┌─ LISTED ENTRIES

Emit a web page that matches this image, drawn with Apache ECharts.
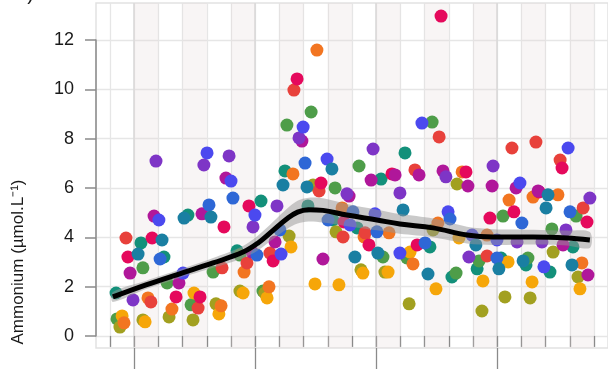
<!DOCTYPE html>
<html><head><meta charset="utf-8">
<script src="https://cdn.jsdelivr.net/npm/echarts@6/dist/echarts.min.js"></script>
<style>html,body{margin:0;padding:0;background:#fff}#c{width:608px;height:373px}</style>
</head><body><div id="c"></div>
<script>
// ---- data (x in sampling-interval units, y in µmol.L-1) ----
const red = [[0.66,3.97],[1.69,1.38],[3.64,1.13],[4.63,2.76],[5.66,2.96],[6.61,3.36],[7.60,9.97],[8.64,5.88],[9.63,4.01],[10.54,4.18],[12.60,6.73],[13.60,8.07],[15.58,3.24],[16.61,7.62],[17.60,7.86],[18.60,7.13],[19.55,5.19]];
const crimson = [[0.74,3.20],[1.74,3.97],[2.73,1.58],[3.72,1.58],[4.71,4.42],[5.74,5.27],[6.74,3.04],[7.73,10.42],[8.72,6.20],[9.67,4.62],[10.70,3.69],[11.65,6.57],[12.69,3.69],[13.68,12.97],[14.71,6.65],[15.70,4.78],[16.69,5.03],[17.73,5.84],[18.68,6.81],[19.71,4.62]];
const magenta = [[0.83,2.55],[1.82,4.86],[2.85,2.15],[3.80,4.95],[4.79,6.40],[5.87,3.40],[6.82,3.81],[7.93,7.90],[8.80,3.12],[9.88,5.67],[10.79,6.32],[11.78,6.53],[12.77,6.53],[13.76,6.69],[14.79,6.08],[15.79,6.08],[16.78,6.00],[17.69,5.88],[18.72,3.69],[19.75,2.47]];
const purple = [[0.95,1.46],[1.90,7.09],[3.88,6.93],[4.92,7.30],[5.91,4.42],[6.90,5.27],[7.81,8.03],[9.79,5.76],[10.87,7.58],[11.98,5.80],[13.88,6.45],[14.83,3.20],[15.83,6.89],[16.82,3.81],[17.85,3.81],[18.84,4.30],[19.83,5.59]];
const orange = [[0.58,0.53],[1.57,1.54],[2.56,1.09],[4.59,1.22],[5.54,2.59],[6.57,1.99],[7.56,6.57],[8.55,11.59],[9.59,5.19],[10.50,4.01],[11.53,4.18],[12.52,2.92],[13.55,4.58],[14.55,6.65],[15.58,4.09],[16.49,5.51],[17.48,5.63],[18.51,5.72],[19.50,2.96]];
const amber = [[0.50,0.81],[1.45,0.57],[3.47,1.74],[4.50,0.89],[5.50,1.74],[6.49,1.54],[7.48,3.61],[8.47,2.11],[9.46,2.07],[10.45,2.55],[11.49,2.59],[12.40,3.40],[13.47,1.91],[14.42,3.97],[15.41,2.23],[16.45,3.00],[17.44,2.19],[19.42,1.91]];
const olive = [[0.41,0.36],[1.36,0.65],[2.44,0.77],[3.43,0.65],[4.38,1.30],[5.37,1.82],[6.40,1.74],[7.40,4.05],[8.39,6.12],[9.34,4.22],[10.37,2.68],[11.36,2.59],[12.36,1.30],[13.35,4.30],[14.34,6.16],[15.37,1.01],[16.32,1.58],[17.36,1.54],[18.31,3.40],[19.34,2.39]];
const green = [[0.29,0.69],[1.36,2.76],[2.36,2.15],[3.35,1.26],[4.26,2.59],[5.37,3.28],[6.32,1.82],[7.31,8.55],[8.31,9.08],[9.30,6.00],[10.29,6.89],[11.28,3.20],[12.27,3.16],[13.31,8.67],[14.30,2.55],[15.25,3.04],[16.24,4.86],[17.27,3.16],[18.26,4.34],[19.26,4.86]];
const tealGreen = [[0.25,1.74],[1.28,3.77],[2.23,3.20],[3.22,4.90],[5.25,3.45],[6.24,5.47],[7.23,6.69],[8.18,5.27],[9.21,4.70],[10.21,4.38],[11.20,6.36],[12.19,7.42],[13.22,3.61],[14.13,2.39],[15.17,2.72],[16.16,3.16],[17.19,2.88],[18.18,2.59],[19.13,3.61]];
const tealBlue = [[1.16,3.32],[2.15,3.89],[3.06,4.78],[4.17,4.82],[7.15,6.12],[8.14,6.04],[9.17,6.77],[10.12,3.20],[11.07,3.36],[12.11,5.11],[13.14,2.51],[15.12,3.69],[16.07,2.72],[17.07,3.04],[18.02,5.19],[18.10,5.72],[19.09,2.88]];
const blue = [[2.02,4.70],[3.02,2.55],[4.01,7.42],[5.00,6.28],[5.99,4.90],[7.07,3.32],[7.98,8.47],[8.97,7.17],[9.92,4.50],[10.95,4.95],[11.98,3.36],[12.89,8.63],[13.97,5.03],[14.96,4.09],[15.99,3.89],[16.94,6.20],[17.93,2.80],[18.93,7.62]];
const blue2 = [[2.07,3.12],[4.09,5.31],[5.08,5.59],[6.07,3.28],[7.02,4.30],[8.06,7.01],[9.01,4.70],[10.04,5.03],[11.03,4.22],[13.02,3.77],[14.05,4.74],[15.99,3.16],[17.02,4.58],[19.01,5.03]];

// smoothed trend and its confidence band
const smoothX = [0.12,1.49,2.85,4.26,5.50,6.12,6.74,7.30,7.75,8.20,8.80,9.79,11.03,11.98,13.35,14.75,15.83,17.48,18.88,19.83];
const smoothY = [1.58,2.07,2.51,2.96,3.40,3.77,4.28,4.74,5.02,5.12,5.09,4.90,4.70,4.54,4.38,4.09,4.01,4.01,3.97,3.89];
const bandLow = [1.38,1.90,2.34,2.76,3.15,3.47,3.93,4.33,4.56,4.64,4.60,4.45,4.28,4.14,4.00,3.75,3.69,3.71,3.67,3.57];
const bandHigh= [1.78,2.24,2.68,3.16,3.65,4.07,4.63,5.15,5.48,5.60,5.58,5.35,5.12,4.94,4.76,4.43,4.33,4.31,4.27,4.21];

// shaded sampling intervals (start of each shaded interval)
const shadedStarts = [1,3,5,7,9,11,13,15,17,19];
const yTicks = [0,2,4,6,8,10,12];

const groups = [
  {name:'tealGreen', color:'#13907A', data:tealGreen},
  {name:'green', color:'#4E9D49', data:green},
  {name:'olive', color:'#A2A020', data:olive},
  {name:'amber', color:'#F6A609', data:amber},
  {name:'orange', color:'#F27521', data:orange},
  {name:'red', color:'#E8413B', data:red},
  {name:'crimson', color:'#E5095C', data:crimson},
  {name:'magenta', color:'#B0179A', data:magenta},
  {name:'purple', color:'#7E35C6', data:purple},
  {name:'blue', color:'#4B49EF', data:blue},
  {name:'blue2', color:'#2E67D6', data:blue2},
  {name:'tealBlue', color:'#1A7FA2', data:tealBlue}
];

const chart = echarts.init(document.getElementById('c'), null, {renderer:'canvas'});
const gridLine = '#e6e6e6';
const tickCol = '#8a8a8a';

const series = [];
series.push({
  type:'line', xAxisIndex:0, yAxisIndex:0, data:[], silent:true, z:1,
  markArea:{silent:true, itemStyle:{color:'rgba(228,215,215,0.26)'},
    data: shadedStarts.map(s=>[{xAxis:s},{xAxis:s+1}])}
});
groups.forEach(g=>{
  series.push({type:'scatter', name:g.name, xAxisIndex:0, yAxisIndex:0, data:g.data,
    symbolSize:13, itemStyle:{color:g.color, opacity:1}, z:2});
});
// confidence band as a polygon placed through the axes
series.push({
  type:'custom', xAxisIndex:0, yAxisIndex:0, silent:true, z:3,
  data:[[smoothX[0], bandLow[0]]],
  renderItem:function(params, api){
    const top = smoothX.map((x,i)=>api.coord([x, bandHigh[i]]));
    const bot = smoothX.map((x,i)=>api.coord([x, bandLow[i]])).reverse();
    return {type:'polygon', shape:{points: top.concat(bot), smooth:0.3},
      style:{fill:'rgba(150,150,150,0.5)', stroke:null}};
  }
});
series.push({type:'line', xAxisIndex:0, yAxisIndex:0, smooth:0.4, symbol:'none', silent:true,
  data: smoothX.map((x,i)=>[x,smoothY[i]]), lineStyle:{color:'#000', width:5}, z:4});

const option = {
  animation:false,
  backgroundColor:'#fff',
  grid:[
    {left:110, width:484, top:3, height:345},
    {left:96, right:0, top:40, height:296},
    {left:96, right:-3, top:3, height:345, show:true, borderColor:'#e2e2e2', borderWidth:1.5, backgroundColor:'transparent'},
    {left:134, width:363, top:3, height:345}
  ],
  xAxis:[
    {gridIndex:0, type:'value', min:0, max:20, interval:1, axisLine:{show:false},
      axisTick:{show:true, length:11, lineStyle:{color:tickCol, width:1.3}},
      axisLabel:{show:false}, splitLine:{show:true, lineStyle:{color:gridLine, width:1.3}}},
    {gridIndex:1, type:'value', min:0, max:1, show:false},
    {gridIndex:2, type:'value', min:0, max:1, show:false},
    {gridIndex:3, type:'value', min:0, max:15, interval:5, axisLine:{show:false},
      axisTick:{show:true, length:21, lineStyle:{color:tickCol, width:1.3}},
      axisLabel:{show:false}, splitLine:{show:true, lineStyle:{color:'#dadada', width:1.6}}}
  ],
  yAxis:[
    {gridIndex:0, type:'value', min:-0.49, max:13.5, show:false},
    {gridIndex:1, type:'value', min:yTicks[0], max:yTicks[yTicks.length-1], interval:2,
      axisLine:{show:true, lineStyle:{color:tickCol, width:1.5}},
      axisTick:{show:true, length:11, lineStyle:{color:tickCol, width:1.5}},
      axisLabel:{margin:22, color:'#1a1a1a', fontSize:18, fontFamily:'Liberation Sans, Arial, sans-serif'},
      splitLine:{show:true, lineStyle:{color:gridLine, width:1.3}}},
    {gridIndex:2, type:'value', min:0, max:1, show:false},
    {gridIndex:3, type:'value', min:0, max:1, show:false}
  ],
  graphic:[
    {type:'text', x:18, y:262, rotation:Math.PI/2,
      style:{text:'Ammonium (µmol.L⁻¹)', fill:'#1a1a1a', font:'17px "Liberation Sans", Arial, sans-serif',
        textAlign:'center', textVerticalAlign:'middle'}},
    {type:'text', x:34, y:4,
      style:{text:'b)', fill:'#1a1a1a', font:'20px "Liberation Sans", Arial, sans-serif',
        textAlign:'right', textVerticalAlign:'bottom'}}
  ],
  series: series
};
chart.setOption(option);
</script>
</body></html>
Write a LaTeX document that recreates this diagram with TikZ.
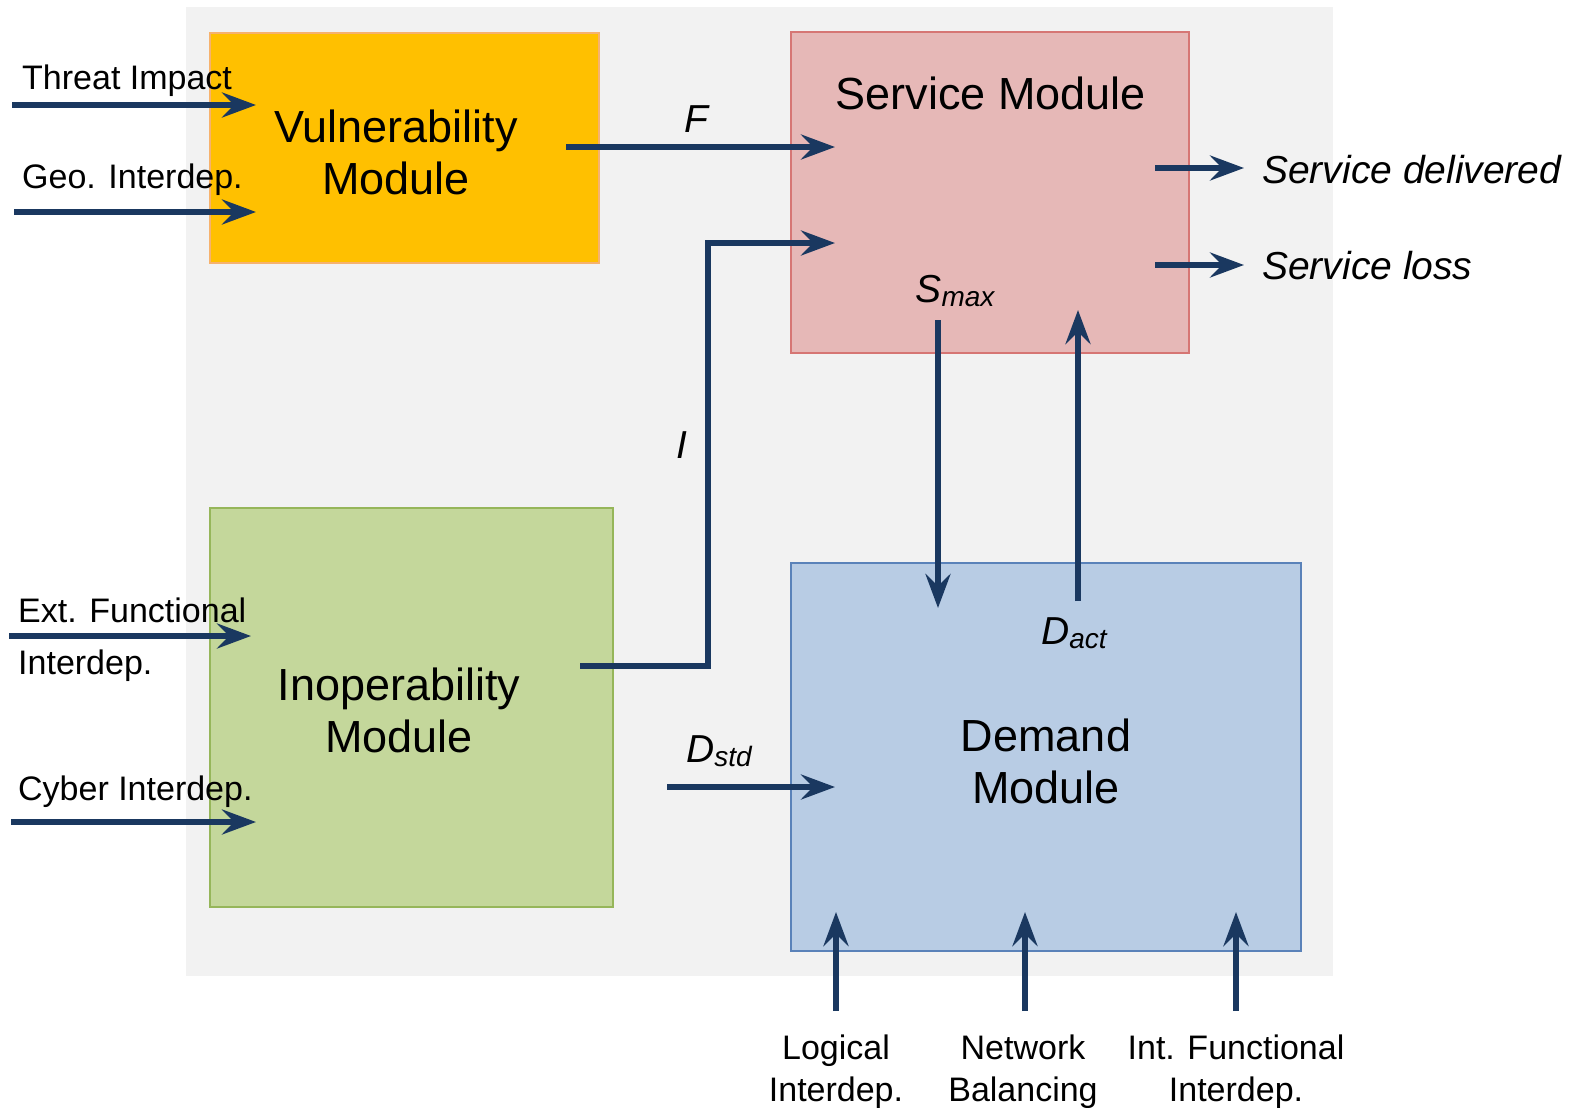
\documentclass[tikz,border=0pt]{standalone}
\usepackage{fontspec}
\setmainfont{Liberation Sans}
\usetikzlibrary{arrows.meta}
\definecolor{navy}{RGB}{26,56,96}
\definecolor{bggray}{RGB}{242,242,242}
\definecolor{vfill}{RGB}{255,192,0}
\definecolor{vdraw}{RGB}{246,178,110}
\definecolor{sfill}{RGB}{230,184,183}
\definecolor{sdraw}{RGB}{214,118,116}
\definecolor{ifill}{RGB}{196,215,155}
\definecolor{idraw}{RGB}{150,182,90}
\definecolor{dfill}{RGB}{184,204,228}
\definecolor{ddraw}{RGB}{90,130,185}
\tikzset{
  module/.style={draw, line width=1.2pt, anchor=north west, inner sep=0pt, outer sep=0pt},
  flow/.style={draw=navy, line width=6pt, line join=miter, -{Stealth[length=34pt,width=25pt,inset=12pt]}},
  bigtxt/.style={font=\fontsize{45}{52}\selectfont, align=center, anchor=base, inner sep=0pt},
  smalltxt/.style={font=\fontsize{34}{42}\selectfont, inner sep=0pt},
  outtxt/.style={font=\fontsize{39}{44}\selectfont\itshape, anchor=base west, inner sep=0pt},
  vartxt/.style={font=\fontsize{39}{44}\selectfont\itshape, anchor=base, inner sep=0pt},
}
\newcommand{\subtxt}[1]{\raisebox{-0.12em}{\fontsize{28}{30}\selectfont #1}}
\begin{document}
\begin{tikzpicture}[x=1pt,y=-1pt]
\useasboundingbox (0,0) rectangle (1577,1108);
\fill[bggray] (186,7) rectangle (1333,976);

% modules
\node[module, fill=vfill, draw=vdraw, minimum width=389pt, minimum height=230pt] (vul) at (210,33) {};
\node[module, fill=sfill, draw=sdraw, minimum width=398pt, minimum height=321pt] (srv) at (791,32) {};
\node[module, fill=ifill, draw=idraw, minimum width=403pt, minimum height=399pt] (ino) at (210,508) {};
\node[module, fill=dfill, draw=ddraw, minimum width=510pt, minimum height=388pt] (dem) at (791,563) {};

% module titles (base = baseline of last line)
\node[bigtxt] (vult) at (396,194) {Vulnerability\\Module};
\node[bigtxt] (srvt) at (991,109) {Service Module};
\node[bigtxt] (inot) at (399,752) {Inoperability\\Module};
\node[bigtxt] (demt) at (1046,803) {Demand\\Module};

% coordinates for connector ends
\coordinate (thS) at (12,105);   \coordinate (thE) at (256,105);
\coordinate (geS) at (14,212);   \coordinate (geE) at (256,212);
\coordinate (fS) at (566,147);   \coordinate (fE) at (835,147);
\coordinate (iS) at (580,666);   \coordinate (iE) at (835,243);
\coordinate (sdS) at (1155,168); \coordinate (sdE) at (1244,168);
\coordinate (slS) at (1155,265); \coordinate (slE) at (1244,265);
\coordinate (smS) at (938,320);  \coordinate (smE) at (938,608);
\coordinate (daS) at (1078,601); \coordinate (daE) at (1078,310);
\coordinate (exS) at (9,636);    \coordinate (exE) at (251,636);
\coordinate (cyS) at (11,822);   \coordinate (cyE) at (256,822);
\coordinate (dsS) at (667,787);  \coordinate (dsE) at (835,787);
\coordinate (lgS) at (836,1011); \coordinate (lgE) at (836,912);
\coordinate (nbS) at (1025,1011);\coordinate (nbE) at (1025,912);
\coordinate (ifS) at (1236,1011);\coordinate (ifE) at (1236,912);

% connectors
\draw[flow] (thS) -- (thE);
\draw[flow] (geS) -- (geE);
\draw[flow] (fS) -- (fE);
\draw[flow] (iS) -- (708,666) -- (708,243) -- (iE);
\draw[flow] (sdS) -- (sdE);
\draw[flow] (slS) -- (slE);
\draw[flow] (smS) -- (smE);
\draw[flow] (daS) -- (daE);
\draw[flow] (exS) -- (exE);
\draw[flow] (cyS) -- (cyE);
\draw[flow] (dsS) -- (dsE);
\draw[flow] (lgS) -- (lgE);
\draw[flow] (nbS) -- (nbE);
\draw[flow] (ifS) -- (ifE);

% input labels
\node[smalltxt, anchor=base west] (thL) at (22,89) {Threat Impact};
\node[smalltxt, anchor=base west] (geL) at (22,188) {Geo. Interdep.};
\node[smalltxt, anchor=base west] (exL) at (18,622) {Ext. Functional};
\node[smalltxt, anchor=base west] (exL2) at (18,674) {Interdep.};
\node[smalltxt, anchor=base west] (cyL) at (18,800) {Cyber Interdep.};
\node[smalltxt, align=center, anchor=base] (lgL) at (836,1101) {Logical\\Interdep.};
\node[smalltxt, align=center, anchor=base] (nbL) at (1023,1101) {Network\\Balancing};
\node[smalltxt, align=center, anchor=base] (ifL) at (1236,1101) {Int. Functional\\Interdep.};

% output labels
\node[outtxt] (sdL) at (1262,183) {Service delivered};
\node[outtxt] (slL) at (1262,279) {Service loss};

% variable labels
\node[vartxt] (fL) at (696,132) {F};
\node[vartxt] (iL) at (682,458) {I};
\node[vartxt] (smL) at (955,302) {S\subtxt{max}};
\node[vartxt] (daL) at (1074,644) {D\subtxt{act}};
\node[vartxt] (dsL) at (719,762) {D\subtxt{std}};
\end{tikzpicture}
\end{document}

└─

*BRIEF*.
In the entries above, identify each line that includes the string "with", then copy it.

*RESULT OF THIS TASK*.
Emit a web page that matches this image, drawn with Apache ECharts.
Write a LaTeX document that recreates this diagram with TikZ.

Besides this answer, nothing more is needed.